- DIRECTIONS
Begin with the first line below and retype each line exactly through the line containing "Pie, Cell, Legend". Any pictures are to be left out.

- INFORMATION SHOWN
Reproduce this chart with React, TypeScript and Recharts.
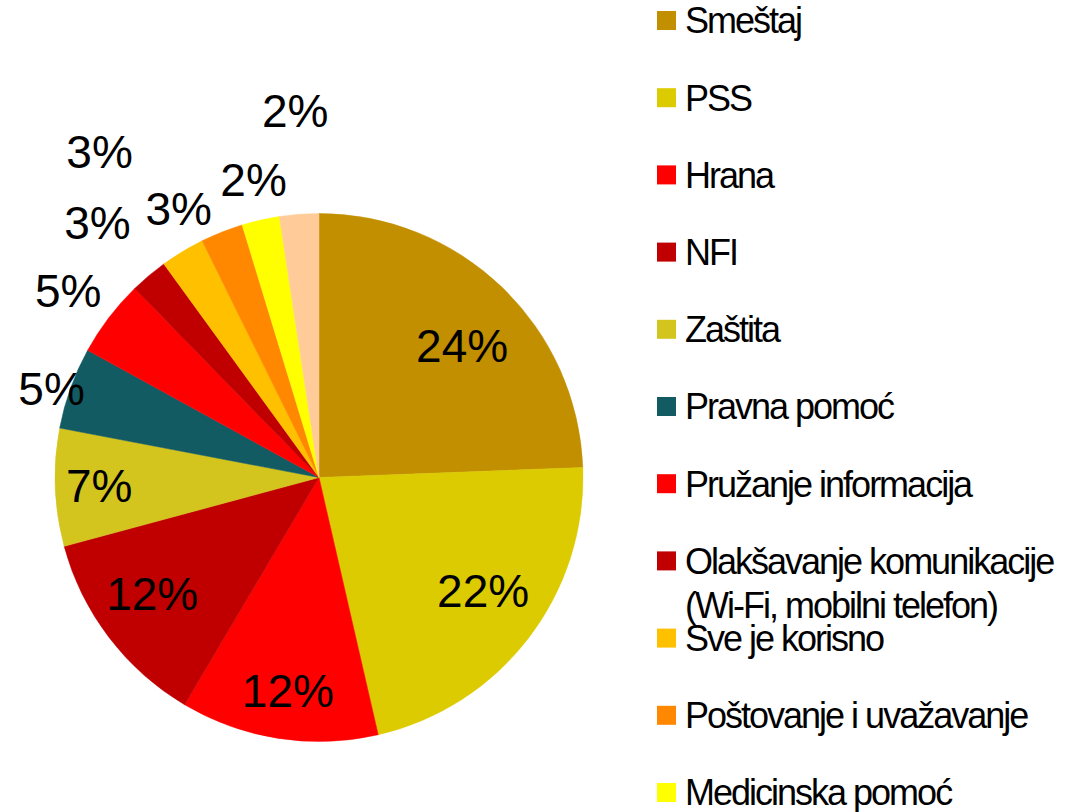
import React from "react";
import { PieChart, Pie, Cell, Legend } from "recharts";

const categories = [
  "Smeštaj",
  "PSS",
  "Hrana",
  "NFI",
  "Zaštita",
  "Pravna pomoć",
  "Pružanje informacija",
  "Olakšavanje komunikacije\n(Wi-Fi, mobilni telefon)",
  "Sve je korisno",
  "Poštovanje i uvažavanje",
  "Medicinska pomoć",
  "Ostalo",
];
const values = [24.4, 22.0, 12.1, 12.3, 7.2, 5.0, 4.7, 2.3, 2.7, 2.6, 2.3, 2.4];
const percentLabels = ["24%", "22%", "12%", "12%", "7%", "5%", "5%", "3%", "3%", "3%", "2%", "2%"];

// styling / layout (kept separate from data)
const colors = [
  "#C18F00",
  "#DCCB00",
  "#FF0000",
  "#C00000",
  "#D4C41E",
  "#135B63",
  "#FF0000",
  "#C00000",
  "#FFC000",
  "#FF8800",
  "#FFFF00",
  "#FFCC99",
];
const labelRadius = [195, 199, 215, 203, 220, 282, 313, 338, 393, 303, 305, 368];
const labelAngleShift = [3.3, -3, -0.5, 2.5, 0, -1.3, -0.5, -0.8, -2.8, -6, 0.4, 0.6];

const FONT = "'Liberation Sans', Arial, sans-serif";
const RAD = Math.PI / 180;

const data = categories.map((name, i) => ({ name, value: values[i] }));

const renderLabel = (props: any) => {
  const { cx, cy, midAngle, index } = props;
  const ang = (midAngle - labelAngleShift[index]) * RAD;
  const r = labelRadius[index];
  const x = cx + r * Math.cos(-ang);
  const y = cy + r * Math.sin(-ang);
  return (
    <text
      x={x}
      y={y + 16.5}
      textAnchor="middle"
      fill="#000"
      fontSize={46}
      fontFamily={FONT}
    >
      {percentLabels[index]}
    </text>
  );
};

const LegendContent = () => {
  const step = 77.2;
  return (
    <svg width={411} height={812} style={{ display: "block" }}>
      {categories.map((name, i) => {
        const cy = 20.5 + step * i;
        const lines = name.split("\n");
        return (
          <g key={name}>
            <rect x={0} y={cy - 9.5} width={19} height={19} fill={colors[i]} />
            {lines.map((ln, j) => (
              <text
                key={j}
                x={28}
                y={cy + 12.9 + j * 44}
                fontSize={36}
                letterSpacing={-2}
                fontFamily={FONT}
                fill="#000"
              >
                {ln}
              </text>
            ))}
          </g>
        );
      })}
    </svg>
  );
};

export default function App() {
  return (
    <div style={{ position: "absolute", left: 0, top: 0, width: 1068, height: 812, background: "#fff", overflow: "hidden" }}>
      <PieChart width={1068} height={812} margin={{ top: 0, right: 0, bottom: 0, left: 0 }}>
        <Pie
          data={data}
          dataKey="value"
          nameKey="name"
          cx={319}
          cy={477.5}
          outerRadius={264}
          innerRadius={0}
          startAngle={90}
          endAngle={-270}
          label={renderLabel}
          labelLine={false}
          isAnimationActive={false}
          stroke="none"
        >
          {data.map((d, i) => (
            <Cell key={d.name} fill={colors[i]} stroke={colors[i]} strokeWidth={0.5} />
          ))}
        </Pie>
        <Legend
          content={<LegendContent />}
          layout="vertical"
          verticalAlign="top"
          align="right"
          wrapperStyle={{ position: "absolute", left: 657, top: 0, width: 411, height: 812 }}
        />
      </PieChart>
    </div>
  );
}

- OUTPUT
Reproduce this chart with React, TypeScript and Recharts.
import React from "react";
import { PieChart, Pie, Cell, Legend } from "recharts";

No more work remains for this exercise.